**Instructions to follow**: It is required that the lines from the top of the listing through the line with "plt.rcParams['font.family'] = ['Liberation" be reproduced exactly, excluding pictures.

**Given data**:
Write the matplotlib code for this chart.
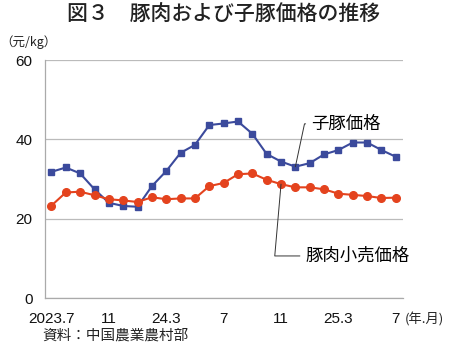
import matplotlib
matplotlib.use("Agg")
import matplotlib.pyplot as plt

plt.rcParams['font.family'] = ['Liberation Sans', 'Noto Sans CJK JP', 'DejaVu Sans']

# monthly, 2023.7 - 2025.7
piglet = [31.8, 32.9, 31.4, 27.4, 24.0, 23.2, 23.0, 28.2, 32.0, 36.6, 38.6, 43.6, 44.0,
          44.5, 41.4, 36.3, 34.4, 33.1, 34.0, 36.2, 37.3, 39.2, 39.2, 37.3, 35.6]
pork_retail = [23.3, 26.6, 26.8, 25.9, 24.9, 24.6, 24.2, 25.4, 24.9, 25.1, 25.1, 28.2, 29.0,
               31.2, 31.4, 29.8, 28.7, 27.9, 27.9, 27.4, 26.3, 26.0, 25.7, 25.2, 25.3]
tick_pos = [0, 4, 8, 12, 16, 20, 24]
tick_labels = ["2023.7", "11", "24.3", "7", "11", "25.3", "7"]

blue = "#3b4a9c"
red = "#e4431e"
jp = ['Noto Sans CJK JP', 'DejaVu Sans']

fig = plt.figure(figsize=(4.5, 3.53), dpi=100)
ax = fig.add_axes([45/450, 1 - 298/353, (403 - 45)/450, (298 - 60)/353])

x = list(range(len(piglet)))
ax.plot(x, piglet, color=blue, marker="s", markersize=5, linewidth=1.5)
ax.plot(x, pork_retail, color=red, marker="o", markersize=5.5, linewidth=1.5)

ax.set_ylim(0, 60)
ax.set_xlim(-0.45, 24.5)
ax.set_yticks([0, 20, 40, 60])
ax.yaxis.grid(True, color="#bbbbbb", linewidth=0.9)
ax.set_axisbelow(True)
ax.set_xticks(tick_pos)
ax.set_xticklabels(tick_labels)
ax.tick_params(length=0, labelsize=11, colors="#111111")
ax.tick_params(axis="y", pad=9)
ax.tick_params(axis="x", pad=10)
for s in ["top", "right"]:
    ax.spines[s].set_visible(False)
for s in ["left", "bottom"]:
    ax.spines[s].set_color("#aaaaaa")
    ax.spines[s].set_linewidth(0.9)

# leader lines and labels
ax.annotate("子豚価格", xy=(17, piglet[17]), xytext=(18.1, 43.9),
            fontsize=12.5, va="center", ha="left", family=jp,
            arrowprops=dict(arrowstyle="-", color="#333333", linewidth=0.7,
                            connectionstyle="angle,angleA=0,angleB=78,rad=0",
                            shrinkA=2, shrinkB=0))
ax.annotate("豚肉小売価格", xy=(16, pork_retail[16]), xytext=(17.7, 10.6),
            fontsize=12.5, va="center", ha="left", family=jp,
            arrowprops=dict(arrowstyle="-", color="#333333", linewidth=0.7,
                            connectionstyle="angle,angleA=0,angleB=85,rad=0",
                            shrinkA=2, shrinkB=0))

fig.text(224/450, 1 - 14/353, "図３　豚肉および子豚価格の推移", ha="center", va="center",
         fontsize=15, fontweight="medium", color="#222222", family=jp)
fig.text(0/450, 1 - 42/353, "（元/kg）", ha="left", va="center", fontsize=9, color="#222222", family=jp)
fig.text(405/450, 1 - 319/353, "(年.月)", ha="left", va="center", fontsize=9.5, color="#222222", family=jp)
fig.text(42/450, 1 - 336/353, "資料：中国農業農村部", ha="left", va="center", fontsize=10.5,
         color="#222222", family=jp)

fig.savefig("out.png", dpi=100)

**Solved problem**:
Write the matplotlib code for this chart.
import matplotlib
matplotlib.use("Agg")
import matplotlib.pyplot as plt

plt.rcParams['font.family'] = ['Liberation Sans', 'Noto Sans CJK JP', 'DejaVu Sans']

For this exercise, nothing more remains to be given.